While updated 3D texture generation technology outputs cleaner native UVs, running manual checks prevents lightmap baking failures during material overrides.

Applying PBR Materials to Generated Geometry

After normalizing the UV grid, the asset requires a standard PBR setup. Generated models typically ship with a flat base color (Albedo) texture. For accurate light calculation, technical artists need to map the remaining physical properties:

• Roughness Map: Extract luminance from the base Albedo, route it through a color ramp, and clamp the values to differentiate reflective clear coats from porous surfaces.
• Normal Map: Use detailing applications to calculate tangent-space normals from the geometric data, ensuring edge highlights read correctly without subdividing the actual polygon count.
• Metallic Map: Isolate conductive material zones using explicit black-and-white mask thresholds.

Routing these standard textures onto generated geometry allows material artists to test how surface roughness reacts to light rather than relying strictly on dense mesh details to catch shadows.

Step 2: Calibrating Lighting Setups for Generated Assets

Testing generated assets under varied rendering setups exposes how surface normals and roughness maps respond to different ray calculation engines.

Configuring HDRI and Directional Lighting for Validation

Lighting controls how surface materials read within engine space. Once the PBR maps are linked, technical artists configure a standardized lighting rig to check material accuracy.

1. HDRI Implementation: Link a 32-bit HDRI to the environment slot to supply baseline global illumination and accurate specular reflections on metallic maps.
2. Three-Point Rigging: Place a Key light (intensity: 5.0, temperature: 5500K) to cast primary shadows, a Fill light (intensity: 2.0, temperature: 6500K) to lift ambient shadow values, and a Rim light (intensity: 7.0) to separate the mesh silhouette from the background plate.
3. Volumetric Fog: Introduce low-density atmospheric scattering to check depth occlusion and verify how the object scales within physical space.

Testing Across Real-time and Path-Traced Engines

The selected rendering environment strictly determines the material parameter configuration.

• Real-time Engines (Unreal Engine 5, Eevee): Depend on screen-space reflections, dynamic global illumination (Lumen), and virtual shadow map caching. These systems support immediate look-dev feedback and interactive framing adjustments.
• Path-Traced Engines (Arnold, V-Ray, Cycles): Compute physically accurate light bounces and subsurface scattering, requiring significant render times to resolve noise patterns.

Loading the generated mesh into both systems highlights how automated geometry shading differs between rasterized approximations and explicit ray calculations.

Scaling Production Through Automated Mesh Generation

Integrating high-parameter AI models directly reduces initial modeling schedules, reallocating project hours to final look-dev and engine integration.

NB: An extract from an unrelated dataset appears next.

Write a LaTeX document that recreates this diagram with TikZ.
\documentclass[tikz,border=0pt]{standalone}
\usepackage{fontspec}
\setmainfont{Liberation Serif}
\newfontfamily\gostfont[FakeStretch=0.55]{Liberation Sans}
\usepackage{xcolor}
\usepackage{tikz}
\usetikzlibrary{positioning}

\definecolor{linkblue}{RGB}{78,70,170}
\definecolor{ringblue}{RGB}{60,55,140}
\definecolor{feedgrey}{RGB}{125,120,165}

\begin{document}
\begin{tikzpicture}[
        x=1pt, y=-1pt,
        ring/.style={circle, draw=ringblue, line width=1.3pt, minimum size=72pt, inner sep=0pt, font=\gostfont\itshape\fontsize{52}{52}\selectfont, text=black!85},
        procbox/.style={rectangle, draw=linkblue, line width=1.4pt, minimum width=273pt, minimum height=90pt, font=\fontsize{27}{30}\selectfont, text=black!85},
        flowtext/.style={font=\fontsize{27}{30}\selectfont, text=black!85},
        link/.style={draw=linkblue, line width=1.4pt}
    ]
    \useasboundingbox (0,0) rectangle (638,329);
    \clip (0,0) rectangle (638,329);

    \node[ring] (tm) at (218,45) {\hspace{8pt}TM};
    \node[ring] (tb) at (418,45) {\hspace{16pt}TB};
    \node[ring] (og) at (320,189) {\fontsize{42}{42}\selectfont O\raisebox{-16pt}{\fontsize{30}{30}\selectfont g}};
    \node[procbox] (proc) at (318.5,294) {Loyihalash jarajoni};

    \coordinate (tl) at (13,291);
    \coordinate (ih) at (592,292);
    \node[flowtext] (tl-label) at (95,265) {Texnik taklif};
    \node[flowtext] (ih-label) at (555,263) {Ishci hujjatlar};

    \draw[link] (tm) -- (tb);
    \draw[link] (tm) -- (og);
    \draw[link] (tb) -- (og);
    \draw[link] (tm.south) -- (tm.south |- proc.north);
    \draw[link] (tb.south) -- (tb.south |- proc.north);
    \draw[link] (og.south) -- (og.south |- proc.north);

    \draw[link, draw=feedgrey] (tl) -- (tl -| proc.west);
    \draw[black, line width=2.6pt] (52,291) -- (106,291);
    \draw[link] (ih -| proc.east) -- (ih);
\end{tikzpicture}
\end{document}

Using Tripo AI for Direct Asset Generation

To optimize production schedules, teams can bypass manual primitive blocking. Tools like Tripo AI support this specific pipeline stage. Running on Algorithm 3.1 with over 200 Billion parameters, Tripo AI operates as an integrated utility for 3D layout. By passing text and image references, technical artists compile a base 3D proxy with assigned textures in roughly 8 seconds. This low latency lets look-dev teams move straight to shader configuration, using Tripo AI's refinement settings to process production-ready meshes in under 5 minutes. Trained exclusively on verified mesh topologies, the platform maintains consistent generation outputs, providing structural baselines that load directly into engine pipelines without immediate topological cleanup.

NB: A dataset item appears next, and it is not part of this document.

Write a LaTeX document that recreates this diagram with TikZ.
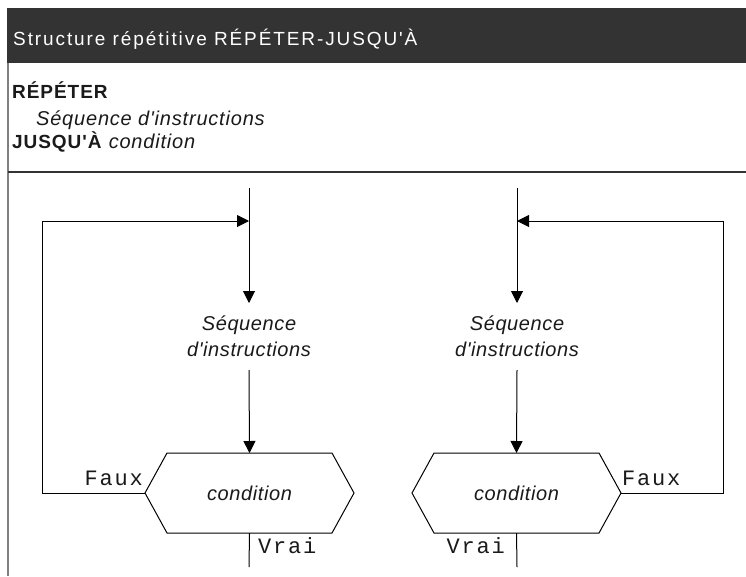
\documentclass[tikz,border=0pt]{standalone}
\usepackage{fontspec}
\setmainfont{Liberation Sans}
\newfontfamily\monof[LetterSpace=8]{Liberation Mono}
\newfontfamily\titlef[LetterSpace=10]{Liberation Sans}
\newfontfamily\codef[LetterSpace=4]{Liberation Sans}
\newfontfamily\boldf[LetterSpace=5]{Liberation Sans}
\newfontfamily\diagf[LetterSpace=3]{Liberation Sans}
\usetikzlibrary{arrows.meta,calc}
\definecolor{hdr}{HTML}{333333}
\definecolor{ink}{HTML}{1A1A1A}
\definecolor{frame}{HTML}{808080}
\begin{document}
\begin{tikzpicture}[x=1pt,y=-1pt,
  line/.style={line width=1pt, draw=black},
  arr/.style={line, -{Triangle[length=12pt,width=12pt]}},
  seqnode/.style={align=center, font=\diagf\fontsize{20}{26}\selectfont\itshape, minimum height=67pt, inner sep=0pt, outer sep=0pt, text=ink},
  condnode/.style={minimum width=209pt, minimum height=80pt, inner sep=0pt, outer sep=0pt, font=\diagf\fontsize{20}{24}\selectfont\itshape, text=ink},
  lbl/.style={font=\monof\fontsize{22}{24}\selectfont, inner sep=0pt, text=ink},
  codetxt/.style={anchor=base west, inner sep=0pt, text=ink},
  hexa/.style={line}]
\useasboundingbox (0,0) rectangle (746,576);
% header
\fill[hdr] (7,8) rectangle (746,63);
\node[anchor=base west, inner sep=0pt, text=white, font=\titlef\fontsize{19}{22}\selectfont] (title) at (13,45) {Structure répétitive RÉPÉTER-JUSQU'À};
% frame
\draw[frame, line width=2pt] (8,63) -- (8,576);
\draw[black!80, line width=2pt] (8,172) -- (746,172);
% pseudo-code
\node[codetxt, font=\boldf\fontsize{19}{22}\selectfont\bfseries] (rep) at (12,98) {RÉPÉTER};
\node[codetxt, font=\codef\fontsize{20}{22}\selectfont\itshape] (seqtxt) at (36,125) {Séquence d'instructions};
\node[codetxt, font=\boldf\fontsize{19}{22}\selectfont] (jus) at (12,148) {\textbf{JUSQU'À} {\codef\itshape\fontsize{20}{22}\selectfont condition}};
% left diagram
\coordinate (in1) at (249,188);
\coordinate (j1) at (249,221);
\coordinate (out1) at (249,567);
\node[seqnode] (seq1) at (249,336.5) {Séquence\\d'instructions};
\node[condnode] (cond1) at (249.5,493) {condition};
\draw[hexa] (cond1.west) -- ($(cond1.north west)+(22,0)$) -- ($(cond1.north east)+(-22,0)$) -- (cond1.east) -- ($(cond1.south east)+(-22,0)$) -- ($(cond1.south west)+(22,0)$) -- cycle;
\draw[line] (in1) -- (j1);
\draw[arr] (j1) -- (seq1.north);
\draw[arr] (seq1.south) -- (cond1.north);
\draw[line] (cond1.south) -- (out1);
\draw[arr] (cond1.west) -- ++(-103,0) |- (j1);
\node[lbl, anchor=base east] (faux1) at (143,485) {Faux};
\node[lbl, anchor=base west] (vrai1) at (258,553) {Vrai};
% right diagram
\coordinate (in2) at (517,188);
\coordinate (j2) at (517,221);
\coordinate (out2) at (517,567);
\node[seqnode] (seq2) at (517,336.5) {Séquence\\d'instructions};
\node[condnode] (cond2) at (516.5,493) {condition};
\draw[hexa] (cond2.west) -- ($(cond2.north west)+(22,0)$) -- ($(cond2.north east)+(-22,0)$) -- (cond2.east) -- ($(cond2.south east)+(-22,0)$) -- ($(cond2.south west)+(22,0)$) -- cycle;
\draw[line] (in2) -- (j2);
\draw[arr] (j2) -- (seq2.north);
\draw[arr] (seq2.south) -- (cond2.north);
\draw[line] (cond2.south) -- (out2);
\draw[arr] (cond2.east) -- ++(102,0) |- (j2);
\node[lbl, anchor=base west] (faux2) at (622,485) {Faux};
\node[lbl, anchor=base east] (vrai2) at (505,553) {Vrai};
\end{tikzpicture}
\end{document}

Routing Generated Assets into Engine Pipelines

Tripo AI functions specifically to plug into existing digital content pipelines. Rather than forcing a proprietary viewer, it exports directly to verified formats like FBX and USD, avoiding unsupported extensions. For characters or moving props, the automated rigging features attach standard skeletal hierarchies to static meshes, allowing immediate animation retargeting in standard engines. Whether tweaking edge loops for pre-rendered cinematic sequences or preparing assets to integrate AI text-to-3D in VFX pipelines, Tripo AI lowers the initial barrier of base mesh creation. This setup leaves technical artists with the available schedule needed to dial in material nodes, light baking, and final scene assembly.

Technical Workflow FAQ

Common troubleshooting and workflow integrations for algorithmic 3D assets in standard production pipelines.

Testing Materials Without Extended Modeling Schedules

Algorithmic generation utilities allow artists to input specifications and download proxy geometry immediately. Technical artists can load this base mesh straight into Substance Painter or Blender, routing complex PBR node networks without dedicating days to manual polygon extrusion.

Validating Generative Topology for Lighting Calculation

Early algorithmic meshes output dense, unoptimized triangulation, but updated platforms structure their baseline edge loops more predictably. However, for setups relying on close-up subsurface scattering or adaptive micro-displacement, technical artists should run a standard ZRemesher pass or manual retopology to prevent smoothing group errors during render.

Standard Formats for Engine Integration

FBX and USD serve as the standard exchange formats. FBX wraps necessary mesh data, UV coordinates, assigned material IDs, and bone weights for game engines and standard DCC tools. USD manages non-destructive assembly and lighting overrides across varied production software and spatial applications.

Accelerating Look-Dev Iteration Cycles

Automated generation bypasses the initial vertex manipulation phase. Instead of allocating a week to model a single prop before checking environmental lighting, technical teams can output multiple iterations daily. This volume provides significantly more data points for testing specular response, texture scaling, and render configurations within a standard production schedule.